Yes, it was a different world and Wallace Heaton wasn't the best employer at the time, but they were very good to me.
At that time, there were only 15 (I think) places available in London for the C&G course, but WH sponsored it and enrolled me on it with a phone call. Everyone else had to queue around the block to go on the waiting list for it...
And later, they sponsored my photography degree, I was their first ever trainee sponsored for a degree. It was a struggle for me because I had no education qualifications and had to go to evening classes 3 nights a week to get my O levels and then my A levels before I could start my degree.
Generally though, they were poor employers. Everyone had to work in the stores for 6 months, and then spent 6 months in every other department, to complete the apprenticeship. I did my stores stint, was then moved to
second hand, and then to the main shop, but I made a big mistake - customers tended to be very flush with money but one day someone who had been saving for months for his first 'proper' camera came in, he had pretty much decided to buy the worst camera there was, the Ilford Sportsman, and asked me whether it was a good camera. I told him the truth, and also mentioned that we called it the Ilford film tearing machine, and got him to buy the Vito A instead, same price, much better camera. The shop manager overhead this, took me to one side and told me that I was 'unsuitable' and told me to go to the 5th floor to get my cards.

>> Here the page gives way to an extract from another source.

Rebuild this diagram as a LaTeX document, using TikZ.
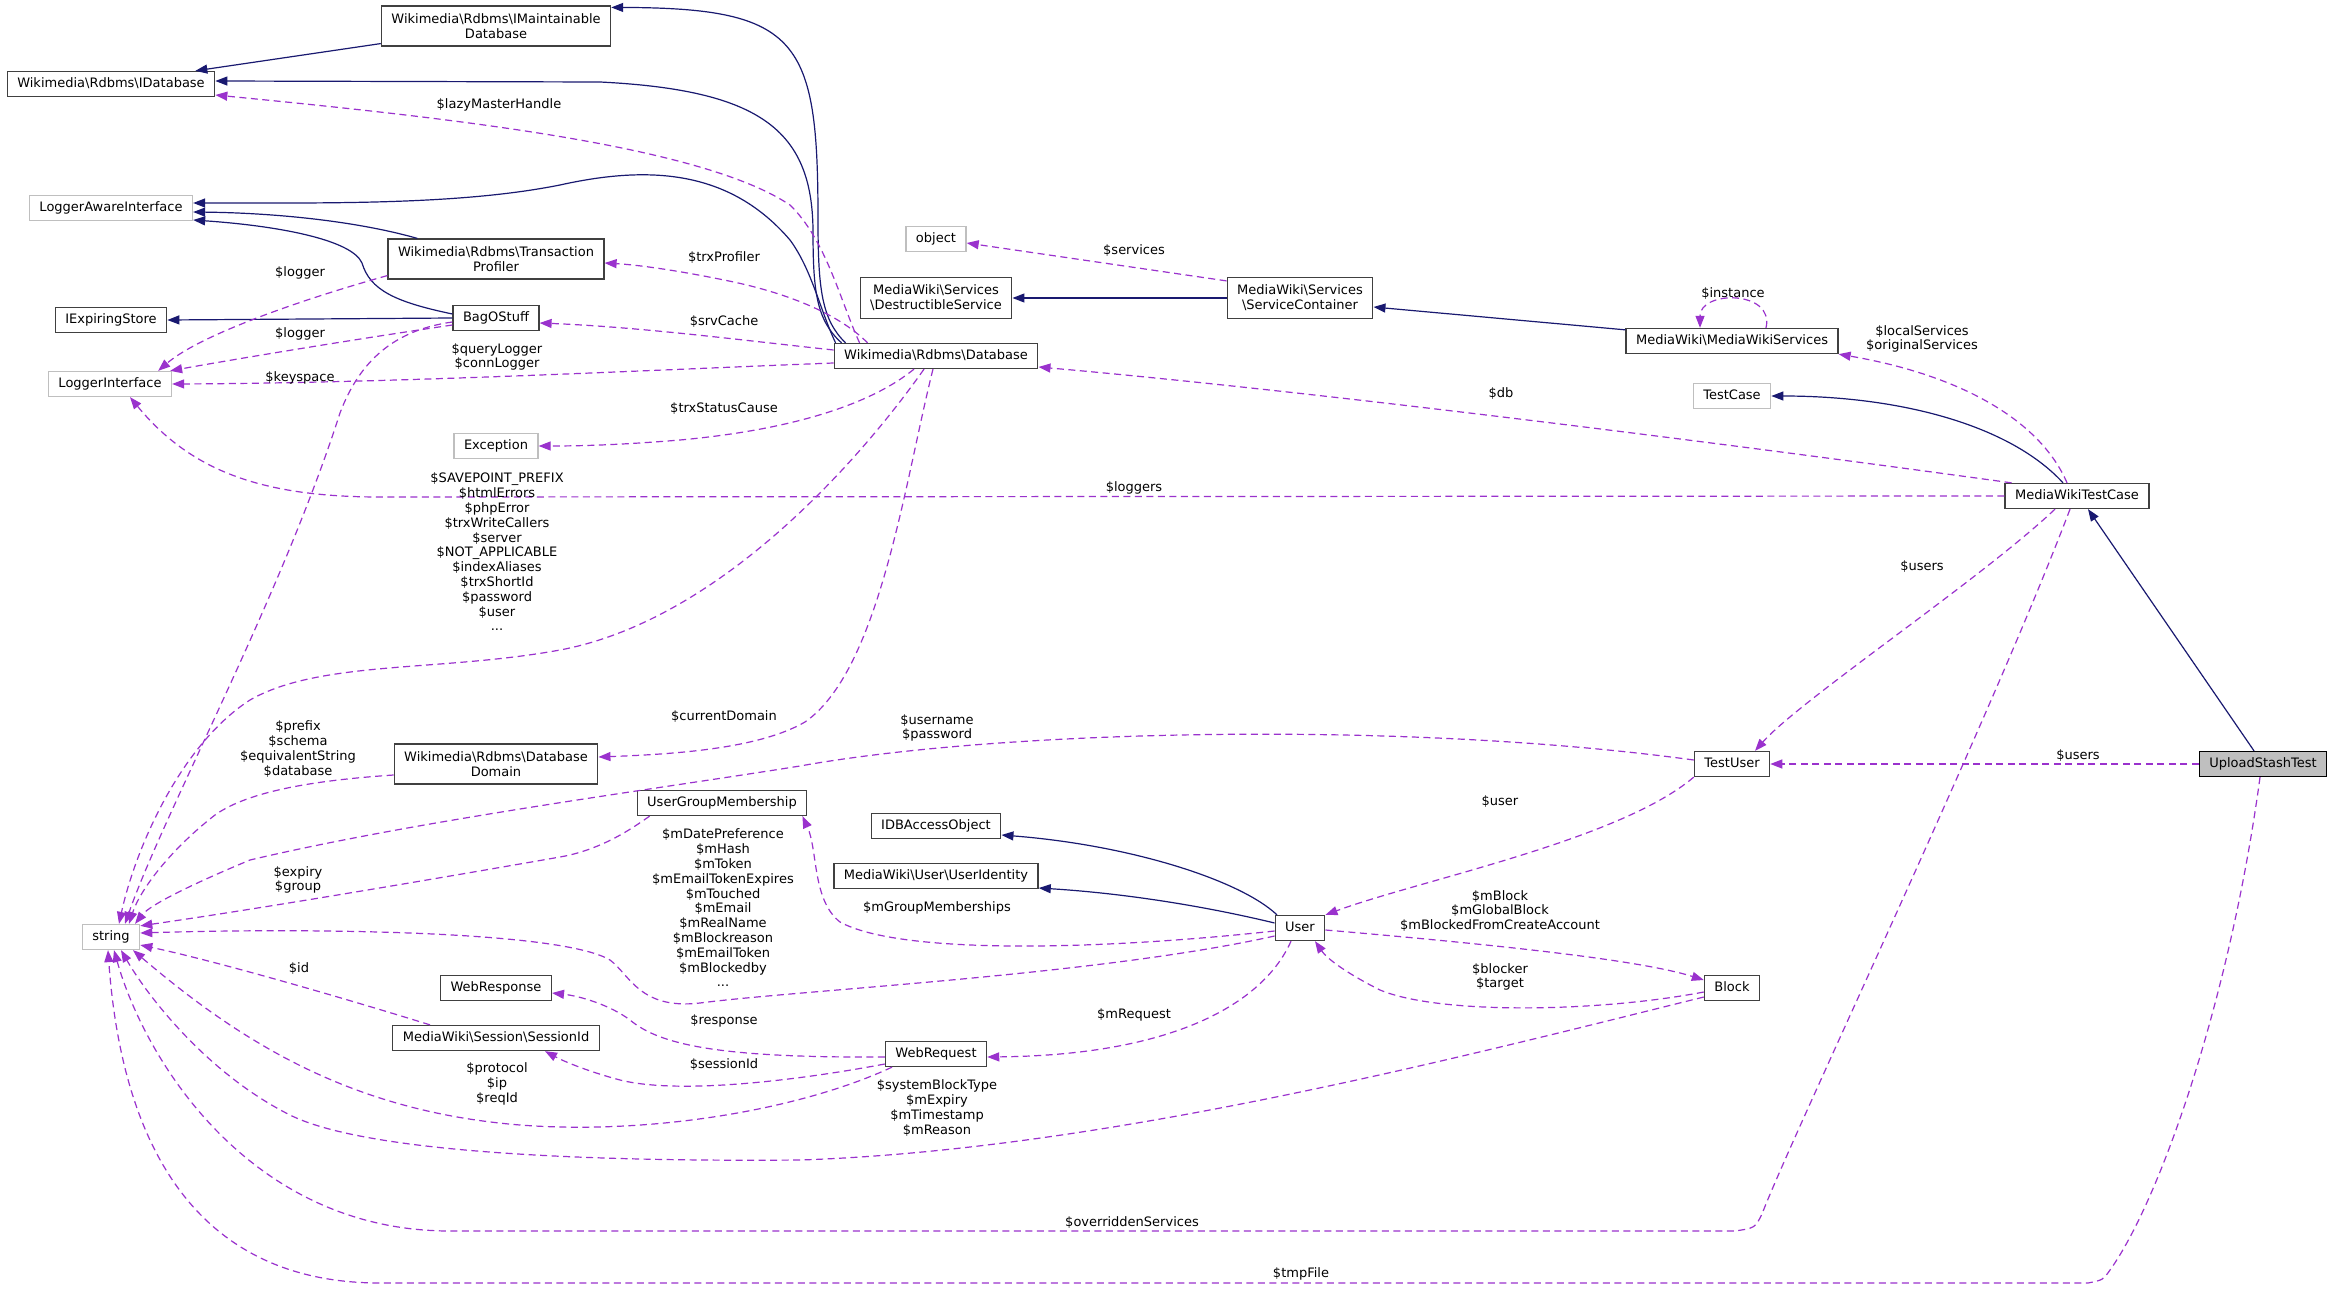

Whilst I was waiting, the MD, W.D. Emmanual, came into the office and asked me what I was doing there - he was a remarkable man in many ways, he was very tough buy he could also be very kind and it surprised me that he even knew my name. I told him what had happened and he said "Well, I can't interfere with decisions made by Mr Mills, but as it happens we do have a vacancy in our commercial photography department, if you would like to work there" - well, commercial photography was the absolute pinnacle and it normally took 5 - 5 1/2 years to end up there, so of course I accepted. The rest is history.
Working conditions weren't too bad, but the staff canteen was in the basement, right next to the boiler room, no ventilation and full of flies. and hot and stuffy doesn't even begin to describe it. And right next door to the staff canteen, and just as hot, was the film storage room

Back then I turned down job offers from the likes of Bennets (later taken over by Dixons) and Dixons - they offered much more than my £5 a week but I didn't want to work for either of their bosses. I believe that the trading name "Wallace Heaton" ended up with Dixons.
After Wallace Heatons, I worked for James A Sinclair at No.3 Whitehall, very upmarket, and the makers of the famous 35mm underwater Sinclair cine camera, AFAIK their only customer for these was the Admiralty, but with a customer like the Amiralty you don't need any others

Not only could the camera be used underwater, also the film could be removed underwater, so there must be a lot of those cameras still sitting on the floor where Russian warships had been.After that I had a lot of different training jobs, a couple were with photographers who are still household names, and then eventually I set up my own brass plate, and have gone downhill ever since.
Life was hard, there was no job security and wages were poor, especially for trainees, but we really did learn the craft. And if one job didn't work out, there were plenty of other jobs available. My record was 3 new jobs in 10 days.